__Records to use__
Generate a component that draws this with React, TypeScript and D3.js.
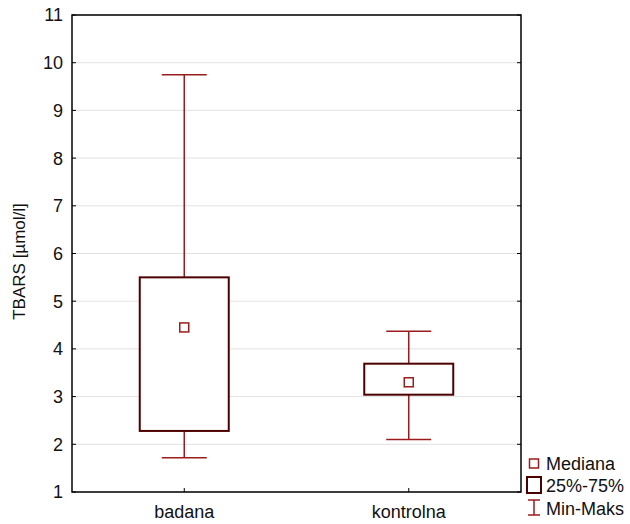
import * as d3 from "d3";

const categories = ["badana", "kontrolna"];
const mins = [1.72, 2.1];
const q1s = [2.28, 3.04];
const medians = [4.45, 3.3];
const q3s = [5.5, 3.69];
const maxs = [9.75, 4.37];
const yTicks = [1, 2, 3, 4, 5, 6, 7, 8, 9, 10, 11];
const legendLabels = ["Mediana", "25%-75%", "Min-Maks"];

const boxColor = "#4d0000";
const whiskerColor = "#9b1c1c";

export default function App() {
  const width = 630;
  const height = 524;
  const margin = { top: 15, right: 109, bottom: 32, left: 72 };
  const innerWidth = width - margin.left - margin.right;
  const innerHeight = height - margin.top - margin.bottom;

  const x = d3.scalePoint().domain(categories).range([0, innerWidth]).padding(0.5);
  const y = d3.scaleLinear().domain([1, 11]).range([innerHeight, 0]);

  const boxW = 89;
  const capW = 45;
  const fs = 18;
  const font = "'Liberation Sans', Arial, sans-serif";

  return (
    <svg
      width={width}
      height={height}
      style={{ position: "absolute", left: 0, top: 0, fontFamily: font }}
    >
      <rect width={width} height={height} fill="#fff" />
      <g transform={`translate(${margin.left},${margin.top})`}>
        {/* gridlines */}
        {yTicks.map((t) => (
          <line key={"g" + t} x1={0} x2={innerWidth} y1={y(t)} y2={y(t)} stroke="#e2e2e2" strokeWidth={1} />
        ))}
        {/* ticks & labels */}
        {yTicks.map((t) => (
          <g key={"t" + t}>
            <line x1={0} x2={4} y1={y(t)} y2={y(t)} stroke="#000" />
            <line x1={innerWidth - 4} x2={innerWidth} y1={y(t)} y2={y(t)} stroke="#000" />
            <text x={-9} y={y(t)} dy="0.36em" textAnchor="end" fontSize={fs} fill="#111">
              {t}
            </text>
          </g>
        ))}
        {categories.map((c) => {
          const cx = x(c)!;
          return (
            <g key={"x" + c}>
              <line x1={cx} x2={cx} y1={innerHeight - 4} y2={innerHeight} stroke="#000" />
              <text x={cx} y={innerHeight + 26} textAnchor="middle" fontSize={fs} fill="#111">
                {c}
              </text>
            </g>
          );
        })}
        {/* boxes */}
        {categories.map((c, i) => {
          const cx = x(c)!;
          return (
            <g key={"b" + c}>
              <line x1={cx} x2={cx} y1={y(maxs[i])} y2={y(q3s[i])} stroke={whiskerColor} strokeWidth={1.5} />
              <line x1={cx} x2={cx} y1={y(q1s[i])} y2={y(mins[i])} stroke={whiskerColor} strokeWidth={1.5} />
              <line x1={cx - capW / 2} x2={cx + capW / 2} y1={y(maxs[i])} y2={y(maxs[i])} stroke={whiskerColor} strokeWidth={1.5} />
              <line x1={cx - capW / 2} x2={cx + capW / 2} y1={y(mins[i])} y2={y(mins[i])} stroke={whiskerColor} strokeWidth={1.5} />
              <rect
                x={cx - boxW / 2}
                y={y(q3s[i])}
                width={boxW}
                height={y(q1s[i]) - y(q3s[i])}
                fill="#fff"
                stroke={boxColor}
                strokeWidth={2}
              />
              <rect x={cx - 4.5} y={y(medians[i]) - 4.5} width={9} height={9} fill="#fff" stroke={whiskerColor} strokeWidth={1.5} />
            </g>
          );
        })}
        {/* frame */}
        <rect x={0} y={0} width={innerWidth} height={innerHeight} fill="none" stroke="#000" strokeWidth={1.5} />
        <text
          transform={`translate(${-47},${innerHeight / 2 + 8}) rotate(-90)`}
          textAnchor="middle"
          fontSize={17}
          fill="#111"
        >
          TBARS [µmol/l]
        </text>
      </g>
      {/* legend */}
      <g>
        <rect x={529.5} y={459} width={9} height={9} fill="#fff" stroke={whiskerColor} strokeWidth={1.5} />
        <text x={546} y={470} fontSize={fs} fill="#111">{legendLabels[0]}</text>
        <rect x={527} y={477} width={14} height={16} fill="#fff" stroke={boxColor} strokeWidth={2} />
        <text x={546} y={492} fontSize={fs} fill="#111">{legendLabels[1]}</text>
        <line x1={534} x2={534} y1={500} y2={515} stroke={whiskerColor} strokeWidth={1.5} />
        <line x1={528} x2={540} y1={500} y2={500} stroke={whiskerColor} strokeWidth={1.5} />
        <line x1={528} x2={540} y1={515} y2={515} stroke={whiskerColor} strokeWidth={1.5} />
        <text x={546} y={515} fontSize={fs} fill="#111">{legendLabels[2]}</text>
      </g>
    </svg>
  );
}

---

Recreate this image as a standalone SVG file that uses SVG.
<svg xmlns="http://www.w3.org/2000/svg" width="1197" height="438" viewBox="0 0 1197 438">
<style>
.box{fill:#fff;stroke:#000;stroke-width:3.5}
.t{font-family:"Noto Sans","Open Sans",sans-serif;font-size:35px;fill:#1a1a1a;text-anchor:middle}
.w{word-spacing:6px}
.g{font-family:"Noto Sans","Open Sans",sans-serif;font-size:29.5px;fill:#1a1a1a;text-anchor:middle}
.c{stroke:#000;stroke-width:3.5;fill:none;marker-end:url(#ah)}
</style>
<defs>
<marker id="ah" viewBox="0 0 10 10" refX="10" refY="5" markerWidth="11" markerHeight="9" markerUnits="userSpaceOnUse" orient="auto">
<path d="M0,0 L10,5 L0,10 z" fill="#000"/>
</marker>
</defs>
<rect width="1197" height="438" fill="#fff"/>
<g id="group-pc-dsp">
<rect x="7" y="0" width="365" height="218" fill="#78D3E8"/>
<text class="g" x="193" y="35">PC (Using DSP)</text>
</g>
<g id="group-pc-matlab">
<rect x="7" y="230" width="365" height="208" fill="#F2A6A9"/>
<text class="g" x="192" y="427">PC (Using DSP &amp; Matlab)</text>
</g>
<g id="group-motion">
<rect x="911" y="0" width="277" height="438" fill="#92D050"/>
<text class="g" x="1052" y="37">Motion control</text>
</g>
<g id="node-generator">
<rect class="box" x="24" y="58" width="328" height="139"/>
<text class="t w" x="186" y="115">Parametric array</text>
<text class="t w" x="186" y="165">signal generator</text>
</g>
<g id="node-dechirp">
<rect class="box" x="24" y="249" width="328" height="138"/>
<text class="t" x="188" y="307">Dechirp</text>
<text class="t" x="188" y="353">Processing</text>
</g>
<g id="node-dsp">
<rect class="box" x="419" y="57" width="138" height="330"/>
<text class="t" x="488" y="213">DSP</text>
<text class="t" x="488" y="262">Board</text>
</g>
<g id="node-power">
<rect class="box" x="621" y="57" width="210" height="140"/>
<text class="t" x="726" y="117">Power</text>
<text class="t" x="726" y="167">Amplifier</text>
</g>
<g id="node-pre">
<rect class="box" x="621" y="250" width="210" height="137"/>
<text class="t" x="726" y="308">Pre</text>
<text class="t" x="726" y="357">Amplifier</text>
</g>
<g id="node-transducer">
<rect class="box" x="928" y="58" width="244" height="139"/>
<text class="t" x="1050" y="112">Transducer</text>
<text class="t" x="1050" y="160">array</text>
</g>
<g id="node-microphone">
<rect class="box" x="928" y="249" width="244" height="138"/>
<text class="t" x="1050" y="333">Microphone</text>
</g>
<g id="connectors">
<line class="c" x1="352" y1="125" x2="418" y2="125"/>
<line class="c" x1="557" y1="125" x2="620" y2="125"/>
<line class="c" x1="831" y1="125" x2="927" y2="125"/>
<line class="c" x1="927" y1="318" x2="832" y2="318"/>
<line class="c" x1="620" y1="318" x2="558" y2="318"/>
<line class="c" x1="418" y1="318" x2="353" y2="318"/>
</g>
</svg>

__Stated task__
Filter the listing above by the word "this"; copy each line that passes.

__Finished answer__
Generate a component that draws this with React, TypeScript and D3.js.
Recreate this image as a standalone SVG file that uses SVG.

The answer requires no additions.